A D train running along the trestle overhead interrupted him several times.
“The great link between the blood that was put above the lamppost, the blood of the lamb, is Jesus Christ is known as the Lamb of God,” he continued. “And the great link is, it was the blood of the lamb that saved the Jewish people, and in Christianity, it was the blood of the Lamb of God that saves all of us. It’s a wonderful, wonderful holiday for our friends in the Jewish community, the Passover.”
The governor, who has not emphasized his faith much on the trail, told the Observer that he did not take all of scripture literally.
“We use a judgment when it comes to any part of the Bible,” he said, adding that he did believe the Book of Exodus, which Passover celebrates, was accurate.
After talking to the press, Mr. Kasich headed next door to the Shema Kolainu-Hear Our Voices school for autistic children.
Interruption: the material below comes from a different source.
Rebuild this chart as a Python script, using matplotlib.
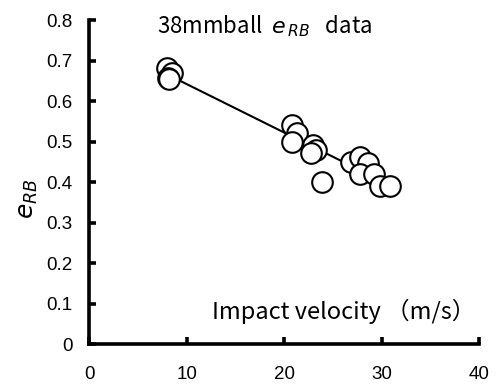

Of New York’s 95 delegates, the system awards 81 by congressional district—three to each seat in the House of Representatives. A candidate must get 20 percent of the vote in the district to qualify for any delegates, and if they hit 50 percent, they get all three.
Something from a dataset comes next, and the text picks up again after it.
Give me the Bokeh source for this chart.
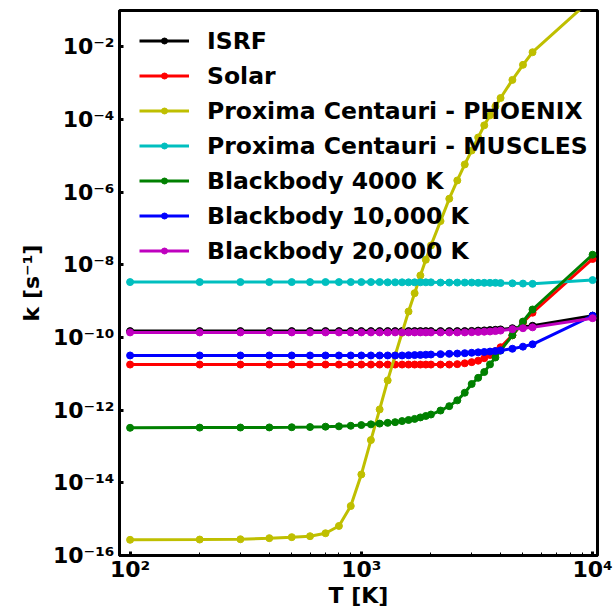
from bokeh.plotting import figure
from bokeh.models import FixedTicker, Legend, LegendItem
from bokeh.embed import file_html
from bokeh.resources import INLINE

# Temperature grid [K]
T = [100, 200, 300, 400, 500, 600, 700, 800, 900, 1000,
     1100, 1200, 1300, 1400, 1500, 1600, 1700, 1800, 1900, 2000,
     2200, 2400, 2600, 2800, 3000, 3200, 3400, 3600, 3800, 4000,
     4500, 5000, 5500, 10000]

isrf = [1.5e-10] * 24 + [1.52e-10, 1.55e-10, 1.57e-10, 1.6e-10, 1.63e-10, 1.67e-10,
                         1.8e-10, 1.95e-10, 2.1e-10, 4.0e-10]

solar = [1.8e-11] * 22 + [1.85e-11, 1.95e-11, 2.1e-11, 2.3e-11, 2.7e-11, 3.3e-11,
                          4.2e-11, 5.4e-11, 1.15e-10, 2.6e-10, 4.8e-10, 1.45e-8]

phoenix = [2.7e-16, 2.75e-16, 2.8e-16, 3.0e-16, 3.2e-16, 3.4e-16, 4.1e-16, 6.5e-16,
           2.3e-15, 1.7e-14, 1.5e-13, 1.05e-12, 6.6e-12, 3.2e-11, 1.35e-10, 5.2e-10,
           1.66e-9, 5.1e-9, 1.38e-8, 3.4e-8, 1.6e-7, 6.6e-7, 2.1e-6, 5.8e-6, 1.4e-5,
           3.2e-5, 6.9e-5, 1.3e-4, 2.3e-4, 3.9e-4, 1.23e-3, 3.2e-3, 7.1e-3, 0.22]

muscles = [3.35e-9] * 12 + [3.3e-9] * 8 + [3.25e-9] * 5 + [3.2e-9] * 4 + \
          [3.15e-9, 3.1e-9, 3.05e-9, 3.0e-9, 3.8e-9]

bb4000 = [3.27e-13, 3.31e-13, 3.33e-13, 3.35e-13, 3.39e-13, 3.43e-13, 3.51e-13, 3.59e-13,
          3.72e-13, 3.89e-13, 4.07e-13, 4.27e-13, 4.47e-13, 4.68e-13, 5.01e-13, 5.37e-13,
          5.75e-13, 6.31e-13, 6.92e-13, 7.59e-13, 9.77e-13, 1.29e-12, 1.86e-12, 3.02e-12,
          5.25e-12, 7.76e-12, 1.12e-11, 1.82e-11, 2.82e-11, 4.37e-11, 1.15e-10, 2.75e-10,
          5.9e-10, 1.9e-8]

bb10000 = [3.2e-11] * 15 + [3.25e-11, 3.28e-11, 3.32e-11, 3.36e-11, 3.4e-11,
                            3.48e-11, 3.55e-11, 3.62e-11, 3.7e-11, 3.8e-11, 3.9e-11,
                            4.0e-11, 4.1e-11, 4.25e-11, 4.4e-11, 4.9e-11, 5.6e-11,
                            6.5e-11, 4.0e-10]

bb20000 = [1.38e-10] * 24 + [1.4e-10, 1.42e-10, 1.44e-10, 1.46e-10, 1.5e-10, 1.55e-10,
                             1.7e-10, 1.8e-10, 1.9e-10, 3.4e-10]

labels = ["ISRF", "Solar", "Proxima Centauri - PHOENIX", "Proxima Centauri - MUSCLES",
          "Blackbody 4000 K", "Blackbody 10,000 K", "Blackbody 20,000 K"]
colors = ["#000000", "#ff0000", "#bfbf00", "#00bfbf", "#008000", "#0000ff", "#bf00bf"]
data = [isrf, solar, phoenix, muscles, bb4000, bb10000, bb20000]

x_major = [100, 1000, 10000]
x_minor = [200, 300, 400, 500, 600, 700, 800, 900,
           2000, 3000, 4000, 5000, 6000, 7000, 8000, 9000]
x_labels = {100: "10²", 1000: "10³", 10000: "10⁴"}
y_major = [1e-16, 1e-14, 1e-12, 1e-10, 1e-8, 1e-6, 1e-4, 1e-2]
y_labels = {1e-16: "10⁻¹⁶", 1e-14: "10⁻¹⁴", 1e-12: "10⁻¹²", 1e-10: "10⁻¹⁰",
            1e-8: "10⁻⁸", 1e-6: "10⁻⁶", 1e-4: "10⁻⁴", 1e-2: "10⁻²"}

p = figure(width=616, height=612, x_axis_type="log", y_axis_type="log",
           x_range=(90, 10500), y_range=(1e-16, 1e-1),
           output_backend="svg", toolbar_location=None,
           min_border_left=119, min_border_right=19, min_border_top=10, min_border_bottom=57)
p.xgrid.visible = False
p.ygrid.visible = False
p.outline_line_color = "black"
p.outline_line_width = 3
p.outline_line_alpha = 1.0
p.background_fill_color = "white"
p.border_fill_color = "white"

items = []
for lab, vals, col in zip(labels, data, colors):
    l = p.line(T, vals, line_color=col, line_width=3)
    s = p.scatter(T, vals, size=7, fill_color=col, line_color=col)
    items.append(LegendItem(label=lab, renderers=[l, s]))

xa = p.xaxis[0]
ya = p.yaxis[0]
xa.ticker = FixedTicker(ticks=x_major, minor_ticks=x_minor)
ya.ticker = FixedTicker(ticks=y_major, minor_ticks=[])
xa.major_label_overrides = x_labels
ya.major_label_overrides = y_labels
for ax in (xa, ya):
    ax.axis_line_width = 3
    ax.axis_line_color = "black"
    ax.major_tick_in = 4
    ax.major_tick_out = 0
    ax.major_tick_line_width = 3
    ax.minor_tick_in = 3
    ax.minor_tick_out = 0
    ax.minor_tick_line_width = 1
    ax.major_label_text_font = "DejaVu Sans"
    ax.major_label_text_font_style = "bold"
    ax.major_label_text_font_size = "22px"
    ax.major_label_text_color = "black"
    ax.axis_label_text_font = "DejaVu Sans"
    ax.axis_label_text_font_style = "bold"
    ax.axis_label_text_font_size = "22px"
    ax.axis_label_text_color = "black"
ya.minor_tick_line_color = None
xa.axis_label = "T [K]"
ya.axis_label = "k [s⁻¹]"
xa.major_label_standoff = 1
xa.axis_label_standoff = -2
ya.major_label_standoff = 5
ya.axis_label_standoff = 6

legend = Legend(items=items, location=(20, 289))
legend.label_text_font = "DejaVu Sans"
legend.label_text_font_style = "bold"
legend.label_text_font_size = "23.5px"
legend.label_text_color = "black"
legend.glyph_width = 50
legend.glyph_height = 15
legend.label_height = 31
legend.label_standoff = 18
legend.spacing = 4
legend.padding = 0
legend.margin = 0
legend.background_fill_alpha = 0
legend.border_line_alpha = 0
p.add_layout(legend)

open("out.html", "w").write(file_html(p, INLINE))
The 14 remaining delegates are awarded on an at-large basis: the candidate who wins the state gets three of them, and if they receive half the vote in the state or more, they carry off the other 11 as well. Borough Park belongs to the district of Congressman Jerrold Nadler, whose turf stretches over the West Side of Manhattan then cuts across town and fords the East River to capture a patch of Brooklyn.
The ultra-Orthodox community is socially conservative, but still overwhelmingly registered Democratic, meaning most will not be able to vote for Mr. Kasich or any GOP candidate in New York’s closed primary system. Borough Park does harbor some Republicans, though.
A poll released yesterday found Mr. Kasich winning 21 percent of the vote statewide, but also showed front-runner Donald Trump taking 54 percent. Texas Sen. Ted Cruz was in third with 18 percent.
But nationally the Buckeye State pol has just 143 delegates to Mr. Cruz’s 545 and Mr. Trump’s 743. With only 854 delegates still up for grabs in the remaining states, it is impossible for Mr. Kasich to gain the 1,237 necessary to clinch the nomination before the July convention.
Instead, he has said his strategy is to win as many as possible with idea that neither of his rivals will clinch before the conclave either. At that point, he hopes to persuade delegates currently pledged to Mr. Cruz and Mr. Trump to instead back him after several rounds of voting.
When a little boy at the school asked Mr. Kasich how many votes he had so far, the candidate answered succinctly.
“Not enough,” he said.
Disclosure: Donald Trump is the father-in-law of Jared Kushner, the publisher of Observer Media.